Heyward is also on the rise, though she’s been working at her craft longer than Tamika. The 36-year-old actress was once told by a director she had “ingénue face”—but she’s worked hard to avoid those sorts of roles. (She’s pleased, for instance, if you don’t recognize her from Martin Scorsese’s short-lived HBO series Vinyl.) “I trained as a character actress. Someone who, if given a chance, transforms into someone else totally,” she says. That’s meant playing roles as diverse as a homicide detective in the Sony PlayStation Series Powers and Herald, a military officer in _Othello_—a part Heyward transformed into “this clown-like character who was half Napoleon, and half Steve Urkel from _Family Matters._”
Three members of the OITNB family—Natasha Lyonne, Laura Prepon, and Sandow—directed Heyward this season. Her frequent scene partner Sandow was particularly“fantastic” during two episodes in which she had big scenes with Dover, she said. “He understands what actors need. How to give us freedom and guidance at the same time.” In the most important of those scenes, Heyward strove to strike a balance between Tamika’s arrogance and humility when she gets “smacked down” by an irate Linda after her TV interview. “I didn’t want her to cower…to go all the way back down to zero with no authority.”
A poignant moment follows, in which Tamika stifles back tears as Taystee comforts her. “You’re the first warden to even try to make this place better,” she tells her old friend, before their conversation turns comic: The two women try to puzzle out who Michael Bolton and Ricky Jay are—a pair of unknown-to-them celebrities Linda had mentioned during her rant.

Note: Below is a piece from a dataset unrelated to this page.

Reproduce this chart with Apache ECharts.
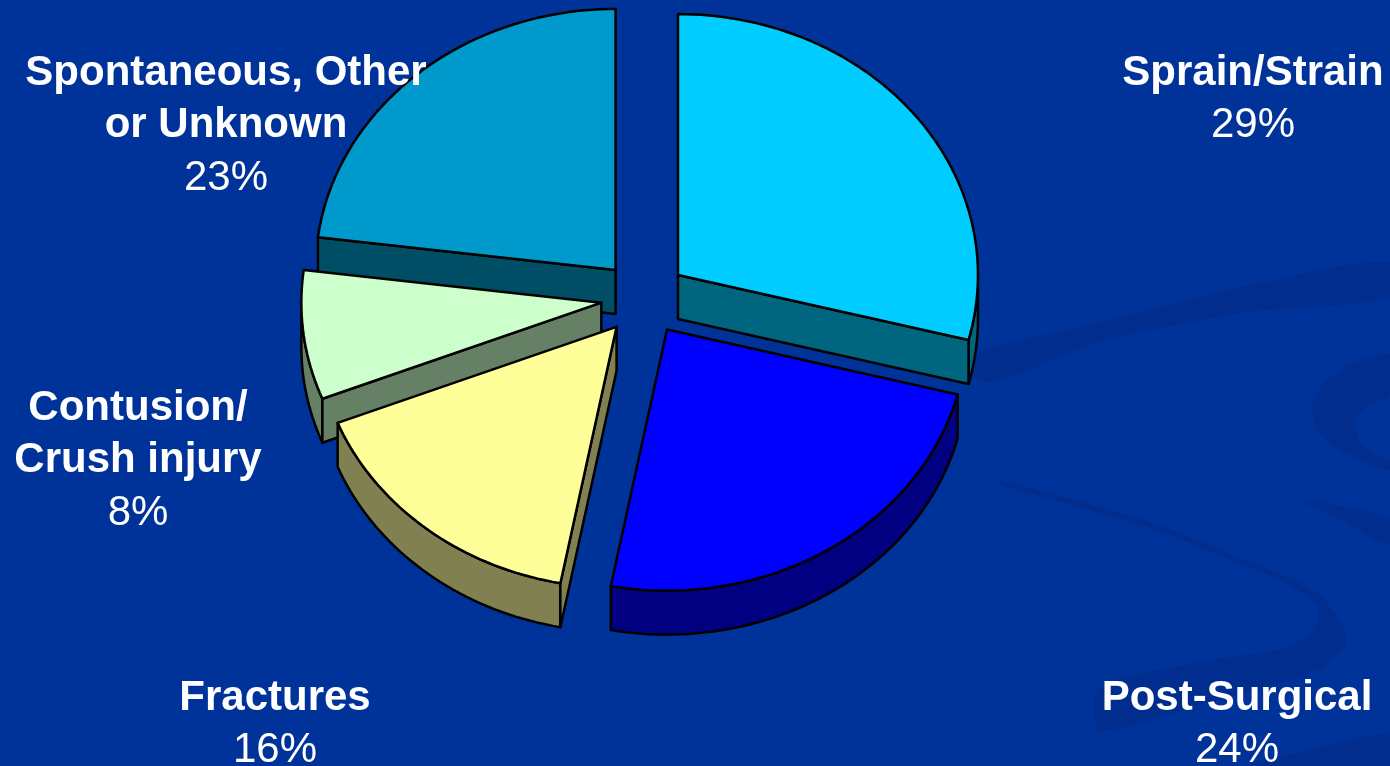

Can we assume Heyward and Brooks were more knowledgeable than their characters? “You can assume it,” Heyward said, laughing. “But you wouldn’t be right. I knew Michael Bolton.”
Though that exchange was scripted, the two acting-school alumni did get to improvise an intimate moment in the show’s final episode, when Tamika goes to Taystee’s cell after Doggett’s (Taryn Manning) body is discovered. She “crosses [a] boundary, and sits down—_in a suit_—next to her, and talks to her just as a friend instead of only as a warden,” Heyward said. “That was so small, and there were [only] so many words. [But] sometimes in order to get into that really delicate place, you go off script a little bit.”
So, what’s next for Heyward? “I would love to be on another series, especially [one where the] storytelling shifts and changes, like _When They See Us,_” she said. Tamika, meanwhile, will probably be fine even after being fired from Litchfield; Heyward said she thinks that after the show ends, her character will seek out like-minded people “who are doing the work that she tried to do.” Perhaps that means getting a job at the Poussey Washington Fund.